Taraflar arasında görülen davada;
Davacılar, miras bırakanları M.’in, 62 ve 8 nolu parsellerdeki paylarını mirastan mal kaçırmak amacıyla ve muvazaalı olarak davalı oğullarına temlik ettiğini ileri sürerek, payları oranında iptal ve tescil isteğinde bulunmuşlardır.
Davalılar, 8 nolu parselin bağış yoluyla adlarına tescil edildiğini, 62 nolu parseli ise bedelini ödeyerek satın aldıklarını belirtip, davanın reddini savunmuşlardır.

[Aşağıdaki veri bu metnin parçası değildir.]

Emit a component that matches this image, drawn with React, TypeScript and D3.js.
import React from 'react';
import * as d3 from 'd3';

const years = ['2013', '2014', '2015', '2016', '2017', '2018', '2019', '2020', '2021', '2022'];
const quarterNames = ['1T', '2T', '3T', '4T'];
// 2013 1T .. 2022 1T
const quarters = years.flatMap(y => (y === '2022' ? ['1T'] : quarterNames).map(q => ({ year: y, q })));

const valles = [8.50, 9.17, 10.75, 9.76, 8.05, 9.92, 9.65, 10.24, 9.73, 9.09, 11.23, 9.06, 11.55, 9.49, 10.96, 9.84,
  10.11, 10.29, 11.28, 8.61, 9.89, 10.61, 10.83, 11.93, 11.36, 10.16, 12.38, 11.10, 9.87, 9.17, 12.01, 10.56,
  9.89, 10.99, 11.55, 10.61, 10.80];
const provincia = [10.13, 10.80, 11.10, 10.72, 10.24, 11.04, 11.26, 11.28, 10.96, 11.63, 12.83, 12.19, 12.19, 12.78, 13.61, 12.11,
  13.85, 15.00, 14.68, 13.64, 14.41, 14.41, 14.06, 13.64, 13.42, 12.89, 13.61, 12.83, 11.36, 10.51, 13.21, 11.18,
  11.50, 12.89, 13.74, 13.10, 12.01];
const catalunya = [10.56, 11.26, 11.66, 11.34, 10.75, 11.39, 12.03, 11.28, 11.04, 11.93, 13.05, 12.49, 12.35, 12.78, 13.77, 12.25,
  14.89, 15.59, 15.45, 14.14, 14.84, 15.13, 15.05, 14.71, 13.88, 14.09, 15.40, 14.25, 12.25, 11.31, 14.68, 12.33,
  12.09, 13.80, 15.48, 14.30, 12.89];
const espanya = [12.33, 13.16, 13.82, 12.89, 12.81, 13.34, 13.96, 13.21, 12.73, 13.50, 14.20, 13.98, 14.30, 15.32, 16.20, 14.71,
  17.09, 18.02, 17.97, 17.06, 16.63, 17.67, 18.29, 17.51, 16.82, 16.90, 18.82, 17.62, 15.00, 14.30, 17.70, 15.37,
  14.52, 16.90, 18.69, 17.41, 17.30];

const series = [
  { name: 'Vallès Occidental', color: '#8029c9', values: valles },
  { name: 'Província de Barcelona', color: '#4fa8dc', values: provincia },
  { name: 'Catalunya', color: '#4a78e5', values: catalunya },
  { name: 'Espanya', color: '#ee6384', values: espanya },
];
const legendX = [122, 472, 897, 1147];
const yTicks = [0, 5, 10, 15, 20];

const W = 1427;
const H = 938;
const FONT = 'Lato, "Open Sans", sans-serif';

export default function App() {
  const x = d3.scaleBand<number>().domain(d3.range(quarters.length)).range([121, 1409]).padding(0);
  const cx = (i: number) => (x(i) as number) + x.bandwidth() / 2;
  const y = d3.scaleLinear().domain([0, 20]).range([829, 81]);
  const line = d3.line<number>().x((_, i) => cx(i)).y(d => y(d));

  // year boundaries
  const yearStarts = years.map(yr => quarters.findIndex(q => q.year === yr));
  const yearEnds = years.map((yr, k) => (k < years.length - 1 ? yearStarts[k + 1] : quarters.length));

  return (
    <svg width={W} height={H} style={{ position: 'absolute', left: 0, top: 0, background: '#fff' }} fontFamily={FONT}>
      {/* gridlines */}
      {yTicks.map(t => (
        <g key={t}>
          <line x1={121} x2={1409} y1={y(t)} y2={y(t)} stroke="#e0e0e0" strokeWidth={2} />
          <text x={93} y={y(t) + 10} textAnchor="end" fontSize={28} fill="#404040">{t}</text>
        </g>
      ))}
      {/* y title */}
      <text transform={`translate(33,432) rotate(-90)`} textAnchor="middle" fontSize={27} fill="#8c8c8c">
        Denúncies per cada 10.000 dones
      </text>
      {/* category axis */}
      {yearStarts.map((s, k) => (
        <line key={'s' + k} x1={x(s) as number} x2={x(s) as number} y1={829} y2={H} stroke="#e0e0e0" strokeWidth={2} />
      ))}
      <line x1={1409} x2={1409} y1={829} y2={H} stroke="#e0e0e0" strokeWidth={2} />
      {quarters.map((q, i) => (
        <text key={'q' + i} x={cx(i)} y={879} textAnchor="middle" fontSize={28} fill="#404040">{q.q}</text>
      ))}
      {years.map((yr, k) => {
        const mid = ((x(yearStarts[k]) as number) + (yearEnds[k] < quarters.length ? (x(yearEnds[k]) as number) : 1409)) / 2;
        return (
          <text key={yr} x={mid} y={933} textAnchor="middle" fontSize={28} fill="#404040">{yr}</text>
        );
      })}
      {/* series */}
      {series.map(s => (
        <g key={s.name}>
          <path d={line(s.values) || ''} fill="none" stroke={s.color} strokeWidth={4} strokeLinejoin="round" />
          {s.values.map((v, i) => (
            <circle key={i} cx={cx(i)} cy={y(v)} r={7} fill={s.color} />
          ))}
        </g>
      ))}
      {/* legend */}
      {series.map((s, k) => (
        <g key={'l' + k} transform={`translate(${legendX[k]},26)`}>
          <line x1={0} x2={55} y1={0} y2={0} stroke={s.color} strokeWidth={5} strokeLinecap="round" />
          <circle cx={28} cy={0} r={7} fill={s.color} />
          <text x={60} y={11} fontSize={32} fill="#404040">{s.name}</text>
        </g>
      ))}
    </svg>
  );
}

Davanın reddine ilişkin olarak verilen karar, Dairece; “... Çekişme konusu 8 nolu parselin bağış sureti ile devredildiği, bağış"ın geçerli işlemlerden olup, 1-4-1974 tarih 1/2 Sayılı İnançları Birleştirme Kararının uygulama yerinin bulunmadığı gözetilerek bu parsel yönünden davanın reddine karar verilmesinde bir isabetsizlik olmadığı, diğer parsel yönünden ise belirtilen İnançları Birleştirme Kararında dile getirilen ilkeler doğrultusunda mahkemece yapılan araştırma ve incelemenin hüküm kurmaya elverişli ve yeterli görülmediği, buna göre kararda belirtilen ilkeler gözetilerek, tarafların iddia ve savunmaları doğrultusunda delillerinin toplanıp, miras bırakanın gerçek amacının duraksamaya yer bırakmayacak şekilde açıklığa kavuşturulması, ondan sonra bir hüküm kurulması gerektiği ” gereğine değinilerek bozulmuş, mahkemece bozmaya uyularak 8 nolu parsel yönünden davanın reddine, 62 nolu parsel yönünden davanın kabulüne karar verilmiştir.
Karar, davalılar vekili tarafından süresinde temyiz edilmiş olmakla; Tetkik Hakimi . raporu okundu, düşüncesi alındı. Dosya incelendi, gereği görüşülüp, düşünüldü.
Dava, muris muvazaası hukuksal nedenine dayalı tapu iptali-tescil isteğine ilişkindir.
Hükmüne uyulan bozma ilamı uyarınca yapılan soruşturma ile miras bırakanın diğer mirasçılarından mal kaçırma amaçlı ve muvazaalı biçimde temlik yaptığı saptanmak suretiyle davanın kabul edilmiş olması kural olarak doğrudur.
Ne var ki; dosya içeriğinden kabul kapsamına alınan 62 nolu parselde kat irtifakı kurulduğu, birinci kat, 1 numaralı meskenin davalı İ. Ç.., birinci kat, 2 numaralı meskenin davalı A.. Ç.., ikinci kat, 3 ve 4 numaralı meskenlerin miras bırakan M..Ç., zemin kat, 5 numaralı meskenin davalılar ile dava dışı O. Ç. adına paylı mülkiyet olarak kayıtlı oldukları görülmektedir. Bu durumda davalılar adına kayıtlı olan veya paydaşı bulundukları bağımsız bölümlerin tapularının miras bırakandan intikal eden pay gözetilmek suretiyle iptali ile davacıların miras payları oranında tescile karar verilmesi gerekirken, halen miras bırakan ile 3. kişilerin de paydaş olduğu bağımsız bölümlerin kabul kapsamına alınması doğru değildir.
Kabule göre de; dava konusu taşınmazlar davalılar adına kayıtlı 1 ve 2 nolu bağımsız bölümler ile 5 nolu bağımsız bölümdeki paylar olduğu halde, 62 parselin tümü dava dava konusu yapılmış gibi değerlendirilip, onun üzerinden davacı yararına avukatlık parası verilmesi isabetsiz olduğu gibi, davalı yararına hangi miktar üzerinden avukatlık parasına hükmedildiğinin açıklanmaması da doğru değildir.
Davalılar vekilinin temyiz itirazları değinilen yönler itibariyle yerindedir. Kabulüyle, hükmün açıklanan nedenlere hasren HUMK."nun 428.maddesi gereğince BOZULMASINA, alınan peşin harcın temyiz edene geri verilmesine, 10.02.2011 tarihinde oybirliğiyle karar verildi.